- **EXERCISE INSTRUCTIONS**
Word for word, copy all the data and drop the pictures.

- **GIVEN INFORMATION**
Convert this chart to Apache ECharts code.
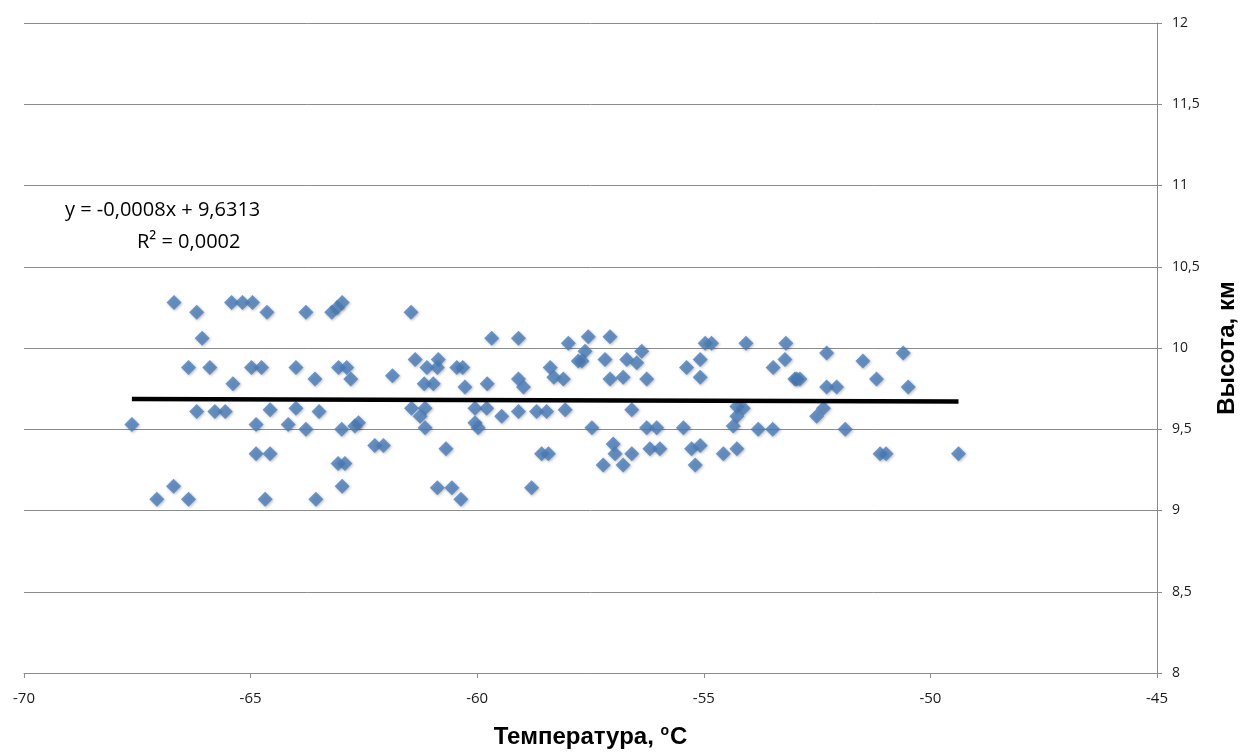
<!DOCTYPE html>
<html>
<head>
<meta charset="utf-8">
<title>Высота - температура</title>
<script src="https://cdn.jsdelivr.net/npm/echarts@6/dist/echarts.min.js"></script>
<style>
    html, body { margin: 0; padding: 0; background: #fff; }
    #chart { width: 1243px; height: 753px; }
</style>
</head>
<body>
<div id="chart"></div>
<script>
// температура, °C
const temps = [
    -67.62, -67.07, -66.69, -66.70, -66.37, -66.37, -66.19, -66.19, -66.07, -65.90,
    -65.79, -65.56, -65.39, -65.42, -65.18, -64.96, -64.98, -64.88, -64.88, -64.76,
    -64.68, -64.64, -64.57, -64.57, -64.17, -64.00, -64.00, -63.78, -63.78, -63.58,
    -63.56, -63.49, -63.21, -63.09, -62.98, -63.06, -62.88, -62.79, -62.99, -62.70,
    -63.07, -62.92, -62.98, -61.46, -59.68, -59.09, -57.99, -61.87, -61.37, -61.11,
    -60.86, -60.88, -61.17, -60.97, -60.45, -60.32, -60.27, -59.78, -59.09, -58.98,
    -58.39, -58.31, -58.10, -57.77, -62.62, -61.45, -61.15, -61.26, -61.15, -60.05,
    -59.79, -60.05, -59.98, -59.46, -59.09, -58.69, -58.47, -58.06, -62.26, -62.07,
    -60.69, -58.58, -58.43, -60.88, -60.56, -60.36, -58.80, -57.55, -57.07, -54.97,
    -54.83, -54.07, -53.19, -57.62, -57.69, -57.18, -56.70, -56.37, -56.48, -57.07,
    -56.78, -56.26, -55.38, -55.08, -55.08, -53.47, -53.21, -52.99, -56.59, -54.27,
    -54.13, -54.27, -54.35, -57.47, -56.26, -56.04, -55.45, -53.80, -53.48, -57.00,
    -56.96, -56.59, -57.22, -56.78, -56.19, -55.97, -55.27, -55.08, -55.19, -54.57,
    -54.27, -52.29, -50.60, -51.49, -52.95, -52.88, -51.19, -52.29, -52.07, -50.49,
    -52.36, -52.51, -51.88, -51.11, -50.98, -49.38
];
// высота, км
const heights = [
    9.53, 9.07, 10.28, 9.15, 9.88, 9.07, 10.22, 9.61, 10.06, 9.88,
    9.61, 9.61, 9.78, 10.28, 10.28, 10.28, 9.88, 9.53, 9.35, 9.88,
    9.07, 10.22, 9.62, 9.35, 9.53, 9.88, 9.63, 9.50, 10.22, 9.81,
    9.07, 9.61, 10.22, 10.25, 10.28, 9.88, 9.88, 9.81, 9.50, 9.52,
    9.29, 9.29, 9.15, 10.22, 10.06, 10.06, 10.03, 9.83, 9.93, 9.88,
    9.93, 9.88, 9.78, 9.78, 9.88, 9.88, 9.76, 9.78, 9.81, 9.76,
    9.88, 9.82, 9.81, 9.92, 9.54, 9.63, 9.63, 9.58, 9.51, 9.63,
    9.63, 9.54, 9.51, 9.58, 9.61, 9.61, 9.61, 9.62, 9.40, 9.40,
    9.38, 9.35, 9.35, 9.14, 9.14, 9.07, 9.14, 10.07, 10.07, 10.03,
    10.03, 10.03, 10.03, 9.98, 9.92, 9.93, 9.93, 9.98, 9.91, 9.81,
    9.82, 9.81, 9.88, 9.93, 9.82, 9.88, 9.93, 9.81, 9.62, 9.64,
    9.63, 9.58, 9.52, 9.51, 9.51, 9.51, 9.51, 9.50, 9.50, 9.41,
    9.35, 9.35, 9.28, 9.28, 9.38, 9.38, 9.38, 9.40, 9.28, 9.35,
    9.38, 9.97, 9.97, 9.92, 9.81, 9.81, 9.81, 9.76, 9.76, 9.76,
    9.63, 9.58, 9.50, 9.35, 9.35, 9.35
];

// линия тренда (из подписи на графике)
const trendSlope = -0.0008;
const trendIntercept = 9.6313;
const trendR2 = 0.0002;

const fmt = v => String(v).replace('.', ',');

const points = temps.map((t, i) => [t, heights[i]]);
const tMin = Math.min(...temps);
const tMax = Math.max(...temps);
const trend = [
    [tMin, trendSlope * tMin + trendIntercept],
    [tMax, trendSlope * tMax + trendIntercept]
];

const eqText = 'y = ' + fmt(trendSlope.toFixed(4)) + 'x + ' + fmt(trendIntercept.toFixed(4));
const r2Text = 'R² = ' + fmt(trendR2.toFixed(4));

const chart = echarts.init(document.getElementById('chart'));

const option = {
    animation: false,
    grid: { left: 24, right: 86, top: 23, bottom: 80, outerBoundsMode: 'none', containLabel: false },
    xAxis: {
        type: 'value',
        min: -70,
        max: -45,
        interval: 5,
        name: 'Температура, {sup|o}C',
        nameLocation: 'middle',
        nameGap: 51,
        nameTextStyle: {
            fontFamily: 'Liberation Sans',
            fontWeight: 'bold',
            fontSize: 24,
            color: '#000',
            rich: {
                sup: { fontFamily: 'Liberation Sans', fontSize: 14, color: '#000', verticalAlign: 'top', padding: [0, 1, 12, 0] }
            }
        },
        axisLine: { show: true, lineStyle: { color: '#8c8c8c', width: 1 } },
        axisTick: { show: true, length: 5, lineStyle: { color: '#8c8c8c' } },
        splitLine: { show: false },
        axisLabel: {
            margin: 18,
            fontFamily: 'Open Sans',
            fontSize: 15,
            color: '#1a1a1a',
            formatter: fmt
        }
    },
    yAxis: {
        type: 'value',
        position: 'right',
        min: 8,
        max: 12,
        interval: 0.5,
        name: 'Высота, км',
        nameLocation: 'middle',
        nameGap: 58,
        nameTextStyle: {
            fontFamily: 'Liberation Sans',
            fontWeight: 'bold',
            fontSize: 24,
            color: '#000'
        },
        axisLine: { show: true, lineStyle: { color: '#8c8c8c', width: 1 } },
        axisTick: { show: true, length: 5, lineStyle: { color: '#8c8c8c' } },
        splitLine: { show: true, lineStyle: { color: '#8c8c8c', width: 1 } },
        axisLabel: {
            margin: 15,
            fontFamily: 'Open Sans',
            fontSize: 14,
            color: '#1a1a1a',
            formatter: fmt
        }
    },
    graphic: [
        {
            type: 'text',
            left: 65,
            top: 200,
            style: { text: eqText, fontFamily: 'Open Sans', fontSize: 20, fill: '#000' }
        },
        {
            type: 'text',
            left: 137,
            top: 232,
            style: { text: r2Text, fontFamily: 'Open Sans', fontSize: 20, fill: '#000' }
        }
    ],
    series: [
        {
            name: 'Высота',
            type: 'scatter',
            symbol: 'diamond',
            symbolSize: 15,
            data: points,
            itemStyle: {
                color: '#4a7ebb',
                shadowBlur: 3,
                shadowColor: 'rgba(0,0,0,0.35)',
                shadowOffsetX: 1,
                shadowOffsetY: 1
            }
        },
        {
            name: 'Линейная',
            type: 'line',
            data: trend,
            symbol: 'none',
            z: 3,
            lineStyle: { color: '#000', width: 4.5 }
        }
    ]
};

chart.setOption(option);
</script>
</body>
</html>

- **PROBLEM SOLUTION**
Convert this chart to Apache ECharts code.
<!DOCTYPE html>
<html>
<head>
<meta charset="utf-8">
<title>Высота - температура</title>
<script src="https://cdn.jsdelivr.net/npm/echarts@6/dist/echarts.min.js"></script>
<style>
    html, body { margin: 0; padding: 0; background: #fff; }
    #chart { width: 1243px; height: 753px; }
</style>
</head>
<body>
<div id="chart"></div>
<script>
// температура, °C
const temps = [
    -67.62, -67.07, -66.69, -66.70, -66.37, -66.37, -66.19, -66.19, -66.07, -65.90,
    -65.79, -65.56, -65.39, -65.42, -65.18, -64.96, -64.98, -64.88, -64.88, -64.76,
    -64.68, -64.64, -64.57, -64.57, -64.17, -64.00, -64.00, -63.78, -63.78, -63.58,
    -63.56, -63.49, -63.21, -63.09, -62.98, -63.06, -62.88, -62.79, -62.99, -62.70,
    -63.07, -62.92, -62.98, -61.46, -59.68, -59.09, -57.99, -61.87, -61.37, -61.11,
    -60.86, -60.88, -61.17, -60.97, -60.45, -60.32, -60.27, -59.78, -59.09, -58.98,
    -58.39, -58.31, -58.10, -57.77, -62.62, -61.45, -61.15, -61.26, -61.15, -60.05,
    -59.79, -60.05, -59.98, -59.46, -59.09, -58.69, -58.47, -58.06, -62.26, -62.07,
    -60.69, -58.58, -58.43, -60.88, -60.56, -60.36, -58.80, -57.55, -57.07, -54.97,
    -54.83, -54.07, -53.19, -57.62, -57.69, -57.18, -56.70, -56.37, -56.48, -57.07,
    -56.78, -56.26, -55.38, -55.08, -55.08, -53.47, -53.21, -52.99, -56.59, -54.27,
    -54.13, -54.27, -54.35, -57.47, -56.26, -56.04, -55.45, -53.80, -53.48, -57.00,
    -56.96, -56.59, -57.22, -56.78, -56.19, -55.97, -55.27, -55.08, -55.19, -54.57,
    -54.27, -52.29, -50.60, -51.49, -52.95, -52.88, -51.19, -52.29, -52.07, -50.49,
    -52.36, -52.51, -51.88, -51.11, -50.98, -49.38
];
// высота, км
const heights = [
    9.53, 9.07, 10.28, 9.15, 9.88, 9.07, 10.22, 9.61, 10.06, 9.88,
    9.61, 9.61, 9.78, 10.28, 10.28, 10.28, 9.88, 9.53, 9.35, 9.88,
    9.07, 10.22, 9.62, 9.35, 9.53, 9.88, 9.63, 9.50, 10.22, 9.81,
    9.07, 9.61, 10.22, 10.25, 10.28, 9.88, 9.88, 9.81, 9.50, 9.52,
    9.29, 9.29, 9.15, 10.22, 10.06, 10.06, 10.03, 9.83, 9.93, 9.88,
    9.93, 9.88, 9.78, 9.78, 9.88, 9.88, 9.76, 9.78, 9.81, 9.76,
    9.88, 9.82, 9.81, 9.92, 9.54, 9.63, 9.63, 9.58, 9.51, 9.63,
    9.63, 9.54, 9.51, 9.58, 9.61, 9.61, 9.61, 9.62, 9.40, 9.40,
    9.38, 9.35, 9.35, 9.14, 9.14, 9.07, 9.14, 10.07, 10.07, 10.03,
    10.03, 10.03, 10.03, 9.98, 9.92, 9.93, 9.93, 9.98, 9.91, 9.81,
    9.82, 9.81, 9.88, 9.93, 9.82, 9.88, 9.93, 9.81, 9.62, 9.64,
    9.63, 9.58, 9.52, 9.51, 9.51, 9.51, 9.51, 9.50, 9.50, 9.41,
    9.35, 9.35, 9.28, 9.28, 9.38, 9.38, 9.38, 9.40, 9.28, 9.35,
    9.38, 9.97, 9.97, 9.92, 9.81, 9.81, 9.81, 9.76, 9.76, 9.76,
    9.63, 9.58, 9.50, 9.35, 9.35, 9.35
];

// линия тренда (из подписи на графике)
const trendSlope = -0.0008;
const trendIntercept = 9.6313;
const trendR2 = 0.0002;

const fmt = v => String(v).replace('.', ',');

const points = temps.map((t, i) => [t, heights[i]]);
const tMin = Math.min(...temps);
const tMax = Math.max(...temps);
const trend = [
    [tMin, trendSlope * tMin + trendIntercept],
    [tMax, trendSlope * tMax + trendIntercept]
];

const eqText = 'y = ' + fmt(trendSlope.toFixed(4)) + 'x + ' + fmt(trendIntercept.toFixed(4));
const r2Text = 'R² = ' + fmt(trendR2.toFixed(4));

const chart = echarts.init(document.getElementById('chart'));

const option = {
    animation: false,
    grid: { left: 24, right: 86, top: 23, bottom: 80, outerBoundsMode: 'none', containLabel: false },
    xAxis: {
        type: 'value',
        min: -70,
        max: -45,
        interval: 5,
        name: 'Температура, {sup|o}C',
        nameLocation: 'middle',
        nameGap: 51,
        nameTextStyle: {
            fontFamily: 'Liberation Sans',
            fontWeight: 'bold',
            fontSize: 24,
            color: '#000',
            rich: {
                sup: { fontFamily: 'Liberation Sans', fontSize: 14, color: '#000', verticalAlign: 'top', padding: [0, 1, 12, 0] }
            }
        },
        axisLine: { show: true, lineStyle: { color: '#8c8c8c', width: 1 } },
        axisTick: { show: true, length: 5, lineStyle: { color: '#8c8c8c' } },
        splitLine: { show: false },
        axisLabel: {
            margin: 18,
            fontFamily: 'Open Sans',
            fontSize: 15,
            color: '#1a1a1a',
            formatter: fmt
        }
    },
    yAxis: {
        type: 'value',
        position: 'right',
        min: 8,
        max: 12,
        interval: 0.5,
        name: 'Высота, км',
        nameLocation: 'middle',
        nameGap: 58,
        nameTextStyle: {
            fontFamily: 'Liberation Sans',
            fontWeight: 'bold',
            fontSize: 24,
            color: '#000'
        },
        axisLine: { show: true, lineStyle: { color: '#8c8c8c', width: 1 } },
        axisTick: { show: true, length: 5, lineStyle: { color: '#8c8c8c' } },
        splitLine: { show: true, lineStyle: { color: '#8c8c8c', width: 1 } },
        axisLabel: {
            margin: 15,
            fontFamily: 'Open Sans',
            fontSize: 14,
            color: '#1a1a1a',
            formatter: fmt
        }
    },
    graphic: [
        {
            type: 'text',
            left: 65,
            top: 200,
            style: { text: eqText, fontFamily: 'Open Sans', fontSize: 20, fill: '#000' }
        },
        {
            type: 'text',
            left: 137,
            top: 232,
            style: { text: r2Text, fontFamily: 'Open Sans', fontSize: 20, fill: '#000' }
        }
    ],
    series: [
        {
            name: 'Высота',
            type: 'scatter',
            symbol: 'diamond',
            symbolSize: 15,
            data: points,
            itemStyle: {
                color: '#4a7ebb',
                shadowBlur: 3,
                shadowColor: 'rgba(0,0,0,0.35)',
                shadowOffsetX: 1,
                shadowOffsetY: 1
            }
        },
        {
            name: 'Линейная',
            type: 'line',
            data: trend,
            symbol: 'none',
            z: 3,
            lineStyle: { color: '#000', width: 4.5 }
        }
    ]
};

chart.setOption(option);
</script>
</body>
</html>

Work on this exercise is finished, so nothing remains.